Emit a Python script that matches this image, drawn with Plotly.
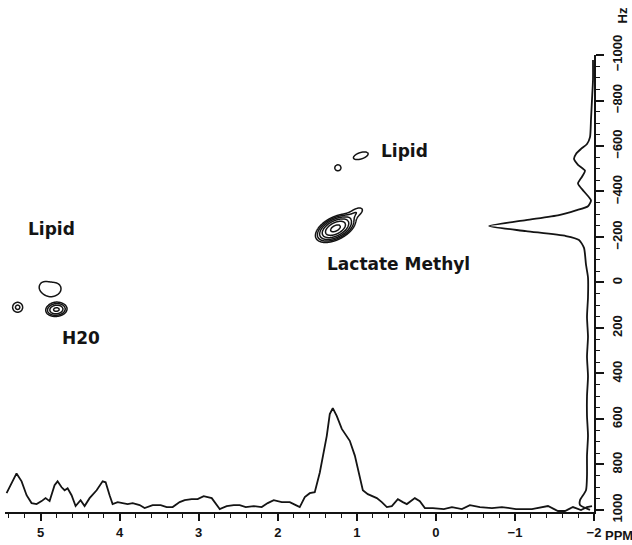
import numpy as np
import plotly.graph_objects as go

# ---------------- data ----------------
# bottom 1D projection (chemical shift, ppm) -- intensity in arbitrary units
proj_ppm = [5.43, 5.367, 5.304, 5.24, 5.177, 5.114, 5.05, 4.987, 4.937, 4.886,
            4.823, 4.785, 4.734, 4.696, 4.658, 4.608, 4.557, 4.494, 4.443, 4.38,
            4.291, 4.215, 4.177, 4.127, 4.089, 4.025, 3.962, 3.899, 3.835, 3.747,
            3.684, 3.582, 3.481, 3.405, 3.329, 3.241, 3.177, 3.089, 3.013, 2.937,
            2.835, 2.734, 2.646, 2.557, 2.481, 2.405, 2.304, 2.203, 2.127, 2.051,
            1.949, 1.848, 1.772, 1.722, 1.658, 1.595, 1.532, 1.468, 1.38, 1.342,
            1.304, 1.253, 1.19, 1.089, 1.025, 0.962, 0.924, 0.861, 0.747, 0.684,
            0.62, 0.557, 0.481, 0.418, 0.367, 0.266, 0.203, 0.139, 0.038, -0.101,
            -0.203, -0.329, -0.43, -0.557, -0.709, -0.835, -1.013, -1.215, -1.418, -1.544,
            -1.633, -1.734, -1.835, -1.911, -1.975]
proj_int = [19, 29, 39, 31, 17, 9, 8, 11, 14, 11,
            27, 31, 25, 22, 24, 17, 6, 12, 6, 14,
            22, 31, 30, 17, 8, 10, 9, 8, 9, 7,
            4, 7, 7, 5, 5, 10, 12, 13, 13, 16,
            14, 3, 6, 7, 7, 5, 6, 5, 9, 12,
            10, 10, 7, 5, 15, 19, 20, 40, 77, 99,
            105, 97, 84, 72, 57, 34, 22, 18, 14, 10,
            5, 6, 13, 10, 8, 14, 11, 4, 4, 3,
            5, 3, 7, 5, 4, 5, 3, 3, 6, 1,
            1, 5, 2, 5, 6]

# right 1D projection (frequency, Hz) -- intensity in arbitrary units
side_hz = [-978, -891, -804, -717, -639, -609, -587, -565, -543, -517,
           -491, -465, -435, -400, -361, -335, -317, -296, -274, -248,
           -226, -204, -187, -152, -78, -22, 65, 152, 239, 326,
           413, 500, 587, 674, 761, 848, 913, 957, 978, 1000]
side_int = [1, 1, 2, 3, 4, 7, 13, 18, 20, 16,
            9, 12, 16, 10, 3, 6, 18, 35, 68, 105,
            68, 28, 15, 10, 8, 6, 6, 7, 6, 7,
            6, 7, 7, 6, 7, 7, 8, 14, 14, 4]

# 2D cross peaks: position (ppm, Hz), amplitude, widths (ppm, Hz), correlation
pk_ppm = [1.27, 1.00, 0.95, 1.24, 5.29, 4.80, 4.962, 4.797, 4.886]
pk_hz = [-238, -310, -557, -504, 109, 119, 20, 27, 52]
pk_amp = [1.0, 0.10, 0.10, 0.10, 0.13, 0.35, 0.085, 0.085, 0.03]
pk_wppm = [0.11, 0.08, 0.11, 0.045, 0.057, 0.075, 0.08, 0.08, 0.063]
pk_whz = [27, 20, 20, 15, 19.6, 17, 30, 30, 22]
pk_rho = [0.5, 0.5, 0.5, 0.0, 0.0, 0.1, 0.0, 0.0, 0.0]

x_ticks = [5, 4, 3, 2, 1, 0, -1, -2]
y_ticks = [-1000, -800, -600, -400, -200, 0, 200, 400, 600, 800, 1000]

# ---------------- build 2D field ----------------
def field(ppm_axis, hz_axis):
    P, H = np.meshgrid(ppm_axis, hz_axis)
    z = np.full(P.shape, 1e-6)
    for p0, h0, a, sx, sy, r in zip(pk_ppm, pk_hz, pk_amp, pk_wppm, pk_whz, pk_rho):
        dx = (P - p0) / sx
        dy = (H - h0) / sy
        q = (dx * dx - 2 * r * dx * dy + dy * dy) / (1 - r * r)
        z += a * np.exp(-0.5 * q)
    return np.round(np.log10(z), 3)

ink = "#141414"
lev = dict(coloring="lines", start=np.log10(0.07), end=np.log10(0.95),
           size=np.log10(1.65), showlabels=False)

fig = go.Figure()

for ppm_axis, hz_axis in [(np.arange(0.70, 1.65, 0.004), np.arange(-660, -140, 3.0)),
                          (np.arange(4.50, 5.46, 0.004), np.arange(-60, 220, 2.0))]:
    fig.add_trace(go.Contour(x=ppm_axis, y=hz_axis, z=field(ppm_axis, hz_axis),
                             contours=lev, colorscale=[[0, ink], [1, ink]],
                             line=dict(width=1.5), showscale=False,
                             hoverinfo="skip", xaxis="x", yaxis="y"))

fig.add_trace(go.Scatter(x=proj_ppm, y=proj_int, mode="lines",
                         line=dict(color=ink, width=1.8), xaxis="x", yaxis="y2",
                         hoverinfo="skip"))
fig.add_trace(go.Scatter(x=side_int, y=side_hz, mode="lines",
                         line=dict(color=ink, width=1.8, shape="spline", smoothing=0.6),
                         xaxis="x2", yaxis="y", hoverinfo="skip"))

tick_font = dict(family="Liberation Sans, Arial", size=13, color=ink, weight="bold")
lab_font = dict(family="DejaVu Sans", size=17, color=ink, weight="bold")

fig.update_layout(
    width=632, height=545,
    margin=dict(l=5, r=38, t=55, b=28),
    paper_bgcolor="white", plot_bgcolor="white",
    showlegend=False,
    xaxis=dict(range=[5.45, -2], tickvals=x_ticks, ticks="outside", ticklen=7,
               tickwidth=1.6, tickcolor=ink, showline=True, linewidth=2, linecolor=ink,
               showgrid=False, zeroline=False, tickfont=tick_font,
               minor=dict(dtick=0.2, tick0=0, ticks="outside", ticklen=4,
                          tickwidth=1.4, tickcolor=ink, showgrid=False)),
    yaxis=dict(range=[1009, -1000], side="right", tickvals=y_ticks, ticks="outside",
               ticklen=8, tickwidth=1.6, tickcolor=ink, showline=True, linewidth=2,
               linecolor=ink, showgrid=False, zeroline=False, tickangle=-90,
               tickfont=tick_font, ticklabelstandoff=2,
               minor=dict(dtick=50, tick0=0, ticks="outside", ticklen=4,
                          tickwidth=1.4, tickcolor=ink, showgrid=False)),
    xaxis2=dict(overlaying="x", range=[589, 0], visible=False),
    yaxis2=dict(overlaying="y", range=[0, 462], visible=False),
    annotations=[
        dict(x=4.86, y=-235, text="Lipid", showarrow=False, font=lab_font),
        dict(x=4.49, y=243, text="H20", showarrow=False, font=lab_font),
        dict(x=0.392, y=-578, text="Lipid", showarrow=False, font=lab_font),
        dict(x=0.468, y=-83, text="Lactate Methyl", showarrow=False, font=lab_font),
        dict(xref="paper", yref="paper", x=1.0475, y=1.0866, text="Hz",
             xanchor="center", yanchor="middle",
             textangle=-90, showarrow=False, font=tick_font),
        dict(xref="paper", yref="paper", x=1.0153, y=-0.052, text="PPM",
             xanchor="left", yanchor="middle", showarrow=False, font=tick_font),
    ],
)

fig.write_html("out.html", config={"displayModeBar": False},
               post_script="document.body.style.margin='0';"
                           "document.body.style.overflow='hidden';")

## What is required
Every line above should be returned word for word, with the pictures left behind.

## Exercise answer
Emit a Python script that matches this image, drawn with Plotly.
import numpy as np
import plotly.graph_objects as go

# ---------------- data ----------------
# bottom 1D projection (chemical shift, ppm) -- intensity in arbitrary units
proj_ppm = [5.43, 5.367, 5.304, 5.24, 5.177, 5.114, 5.05, 4.987, 4.937, 4.886,
            4.823, 4.785, 4.734, 4.696, 4.658, 4.608, 4.557, 4.494, 4.443, 4.38,
            4.291, 4.215, 4.177, 4.127, 4.089, 4.025, 3.962, 3.899, 3.835, 3.747,
            3.684, 3.582, 3.481, 3.405, 3.329, 3.241, 3.177, 3.089, 3.013, 2.937,
            2.835, 2.734, 2.646, 2.557, 2.481, 2.405, 2.304, 2.203, 2.127, 2.051,
            1.949, 1.848, 1.772, 1.722, 1.658, 1.595, 1.532, 1.468, 1.38, 1.342,
            1.304, 1.253, 1.19, 1.089, 1.025, 0.962, 0.924, 0.861, 0.747, 0.684,
            0.62, 0.557, 0.481, 0.418, 0.367, 0.266, 0.203, 0.139, 0.038, -0.101,
            -0.203, -0.329, -0.43, -0.557, -0.709, -0.835, -1.013, -1.215, -1.418, -1.544,
            -1.633, -1.734, -1.835, -1.911, -1.975]
proj_int = [19, 29, 39, 31, 17, 9, 8, 11, 14, 11,
            27, 31, 25, 22, 24, 17, 6, 12, 6, 14,
            22, 31, 30, 17, 8, 10, 9, 8, 9, 7,
            4, 7, 7, 5, 5, 10, 12, 13, 13, 16,
            14, 3, 6, 7, 7, 5, 6, 5, 9, 12,
            10, 10, 7, 5, 15, 19, 20, 40, 77, 99,
            105, 97, 84, 72, 57, 34, 22, 18, 14, 10,
            5, 6, 13, 10, 8, 14, 11, 4, 4, 3,
            5, 3, 7, 5, 4, 5, 3, 3, 6, 1,
            1, 5, 2, 5, 6]

# right 1D projection (frequency, Hz) -- intensity in arbitrary units
side_hz = [-978, -891, -804, -717, -639, -609, -587, -565, -543, -517,
           -491, -465, -435, -400, -361, -335, -317, -296, -274, -248,
           -226, -204, -187, -152, -78, -22, 65, 152, 239, 326,
           413, 500, 587, 674, 761, 848, 913, 957, 978, 1000]
side_int = [1, 1, 2, 3, 4, 7, 13, 18, 20, 16,
            9, 12, 16, 10, 3, 6, 18, 35, 68, 105,
            68, 28, 15, 10, 8, 6, 6, 7, 6, 7,
            6, 7, 7, 6, 7, 7, 8, 14, 14, 4]

# 2D cross peaks: position (ppm, Hz), amplitude, widths (ppm, Hz), correlation
pk_ppm = [1.27, 1.00, 0.95, 1.24, 5.29, 4.80, 4.962, 4.797, 4.886]
pk_hz = [-238, -310, -557, -504, 109, 119, 20, 27, 52]
pk_amp = [1.0, 0.10, 0.10, 0.10, 0.13, 0.35, 0.085, 0.085, 0.03]
pk_wppm = [0.11, 0.08, 0.11, 0.045, 0.057, 0.075, 0.08, 0.08, 0.063]
pk_whz = [27, 20, 20, 15, 19.6, 17, 30, 30, 22]
pk_rho = [0.5, 0.5, 0.5, 0.0, 0.0, 0.1, 0.0, 0.0, 0.0]

x_ticks = [5, 4, 3, 2, 1, 0, -1, -2]
y_ticks = [-1000, -800, -600, -400, -200, 0, 200, 400, 600, 800, 1000]

# ---------------- build 2D field ----------------
def field(ppm_axis, hz_axis):
    P, H = np.meshgrid(ppm_axis, hz_axis)
    z = np.full(P.shape, 1e-6)
    for p0, h0, a, sx, sy, r in zip(pk_ppm, pk_hz, pk_amp, pk_wppm, pk_whz, pk_rho):
        dx = (P - p0) / sx
        dy = (H - h0) / sy
        q = (dx * dx - 2 * r * dx * dy + dy * dy) / (1 - r * r)
        z += a * np.exp(-0.5 * q)
    return np.round(np.log10(z), 3)

ink = "#141414"
lev = dict(coloring="lines", start=np.log10(0.07), end=np.log10(0.95),
           size=np.log10(1.65), showlabels=False)

fig = go.Figure()

for ppm_axis, hz_axis in [(np.arange(0.70, 1.65, 0.004), np.arange(-660, -140, 3.0)),
                          (np.arange(4.50, 5.46, 0.004), np.arange(-60, 220, 2.0))]:
    fig.add_trace(go.Contour(x=ppm_axis, y=hz_axis, z=field(ppm_axis, hz_axis),
                             contours=lev, colorscale=[[0, ink], [1, ink]],
                             line=dict(width=1.5), showscale=False,
                             hoverinfo="skip", xaxis="x", yaxis="y"))

fig.add_trace(go.Scatter(x=proj_ppm, y=proj_int, mode="lines",
                         line=dict(color=ink, width=1.8), xaxis="x", yaxis="y2",
                         hoverinfo="skip"))
fig.add_trace(go.Scatter(x=side_int, y=side_hz, mode="lines",
                         line=dict(color=ink, width=1.8, shape="spline", smoothing=0.6),
                         xaxis="x2", yaxis="y", hoverinfo="skip"))

tick_font = dict(family="Liberation Sans, Arial", size=13, color=ink, weight="bold")
lab_font = dict(family="DejaVu Sans", size=17, color=ink, weight="bold")

fig.update_layout(
    width=632, height=545,
    margin=dict(l=5, r=38, t=55, b=28),
    paper_bgcolor="white", plot_bgcolor="white",
    showlegend=False,
    xaxis=dict(range=[5.45, -2], tickvals=x_ticks, ticks="outside", ticklen=7,
               tickwidth=1.6, tickcolor=ink, showline=True, linewidth=2, linecolor=ink,
               showgrid=False, zeroline=False, tickfont=tick_font,
               minor=dict(dtick=0.2, tick0=0, ticks="outside", ticklen=4,
                          tickwidth=1.4, tickcolor=ink, showgrid=False)),
    yaxis=dict(range=[1009, -1000], side="right", tickvals=y_ticks, ticks="outside",
               ticklen=8, tickwidth=1.6, tickcolor=ink, showline=True, linewidth=2,
               linecolor=ink, showgrid=False, zeroline=False, tickangle=-90,
               tickfont=tick_font, ticklabelstandoff=2,
               minor=dict(dtick=50, tick0=0, ticks="outside", ticklen=4,
                          tickwidth=1.4, tickcolor=ink, showgrid=False)),
    xaxis2=dict(overlaying="x", range=[589, 0], visible=False),
    yaxis2=dict(overlaying="y", range=[0, 462], visible=False),
    annotations=[
        dict(x=4.86, y=-235, text="Lipid", showarrow=False, font=lab_font),
        dict(x=4.49, y=243, text="H20", showarrow=False, font=lab_font),
        dict(x=0.392, y=-578, text="Lipid", showarrow=False, font=lab_font),
        dict(x=0.468, y=-83, text="Lactate Methyl", showarrow=False, font=lab_font),
        dict(xref="paper", yref="paper", x=1.0475, y=1.0866, text="Hz",
             xanchor="center", yanchor="middle",
             textangle=-90, showarrow=False, font=tick_font),
        dict(xref="paper", yref="paper", x=1.0153, y=-0.052, text="PPM",
             xanchor="left", yanchor="middle", showarrow=False, font=tick_font),
    ],
)

fig.write_html("out.html", config={"displayModeBar": False},
               post_script="document.body.style.margin='0';"
                           "document.body.style.overflow='hidden';")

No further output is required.